By: Rev. Fr. Sylvanus AMEH
Readings: Acts 3:13-15, 17-19; Psalm 4; I John 2:1-5; Luke 24:35-48
On this third Sunday of Easter, the readings of the Mass continue to narrate some post-resurrection events. The first reading is drawn from the speech of Peter after the healing of the crippled man at the beautiful gate. Explaining that it is the power of the crucified but risen Jesus that had restored the man’s health, he called on the people to repent of their sins, including the ignorance which led them to have Jesus crucified. The second reading takes the effects of Jesus’s death and resurrection a step further by stating that Jesus is now our advocate with the Father, especially because his death and resurrection gives us victory over sin, and the grace to rise above it. Jesus appears to the disciples in the gospel text and confirms the claim of the two disciples who had encountered him on the road to Emmaus. During this apparition, he tells them, among other things, that his death and resurrection were necessary because by that mysterious event, repentance and forgiveness of sins is to be preached to every nation. All three readings therefore, have the similar theme of repentance and forgiveness of sins as fruits of the death and resurrection of Jesus.
The word of God says “If you have been raised with Christ, seek the things that are above, where Christ is…” (Col 3:1), implying that the resurrection of Jesus should make us seek the things of heaven and thus, rise above the standards of sin. Thus, Saint John, in our second reading, encourages us to do our best not to sin. However, because we have imperfections that may make us fall into sin sometimes, he reminds us too, that all hope is not lost since Jesus is now our advocate with the Father who pleads for our forgiveness (I John 2:1). We shall therefore, draw two lessons from this.
- We must make effort to live in righteousness. In his discourse with Nicodemus as recorded in the third chapter of John’s gospel account, Jesus tells us two reasons why he came into the world: first, as an expression of God’s love for humanity (Jn 3:16) and secondly, for the salvation of the world (Jn 3:17). The death and resurrection of Jesus therefore, accomplishes these purposes. This puts us in God’s debt of gratitude because he did for us what we cannot do for ourselves. All that God demands of us in return is to live in righteousness, so that the death of Jesus is not in vain for us. Saint John says “I am writing to you so that you may not sin.” Dear child of God, if we must be true Christians, if we are grateful for Jesus’ salvific death for us, and if the mystery of Easter is to bear fruit in our lives, then we must do our best to live lives of holiness; we must make effort to shun sin and embrace righteousness.
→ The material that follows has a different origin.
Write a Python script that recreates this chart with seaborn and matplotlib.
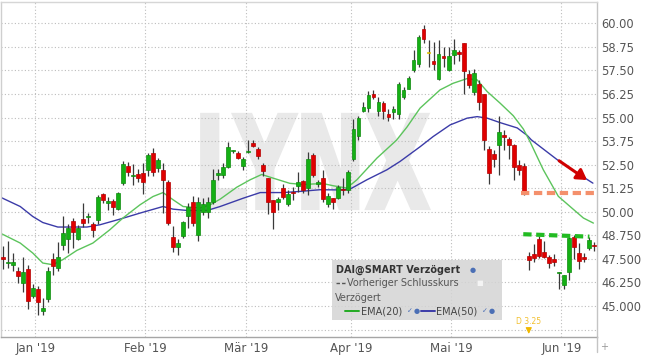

- With God, there are second chances. One of the greatest tragedies that may befall any Christian is not to realize the forgiving power of God. No Christian must ever allow his/herself to be enveloped by despair because of a sin he/she has committed, for “we have an advocate with the Father, Jesus Christ the righteous.” There are times when some people commit one sin or the other and the devil shows them the enormity of the sin they have committed. He so enlarges it before them that he blinds them to the reality of God’s forgiving love that is available to all who truly repent of their sins. He tells them that their sin(s) cannot be forgiven because it is too grave. Hear me, child of God, and hear me very well: There is no sin we have ever committed or shall ever commit that is bigger than God’s mercy to handle. That is why God said “Come, let us reason together; though your sins be like scarlet, they shall be white as snow…” (Isa 1:18).
Sometimes, and indeed many times, we may fall and fall very badly, but if we are truly sorry and sincerely repent, God is ready to forgive, for he is a second-chance God. God said he is not interested in the death of sinners but in their repentance and salvation (Ezk 33:11) and Jesus says he will not cast out anyone who comes to him (Jn 6:37). So we must be encouraged to return to God despite our spiritual filth and abasement due to sin.
While we are reminded today of God’s infinite love and mercy for us, we must be careful not to see this as a license to go on sinning, thinking that we can simply come back to God to ask for forgiveness and get away with it. That will be abusing God’s mercy and there is no true repentance in that; and we must also not forget that God cannot be deceived. The bible says that because grace abounds does not mean that sin should increase (Rom 6:1). That you have a very good lawyer is not a license to live a life of crime; that Jesus is our advocate and pleads for us before the Father is not a license to live a life of sin, for is we take God’s mercy for granted, then we shall have a taste of his justice.
Dear child of God, we are invited today to return to God in sincere repentance from our sins in order to receive mercy, through the advocacy of Jesus, our mediator with the Father. There is no sin too big for God to forgive; there is no soul too filthy for God to wash clean; there is no life too damaged for God to repair. All that is required is sincere repentance. And very importantly, after God has shown us mercy, we must make effort to live in righteousness. May the Lord Jesus give us the grace of true repentance. Amen.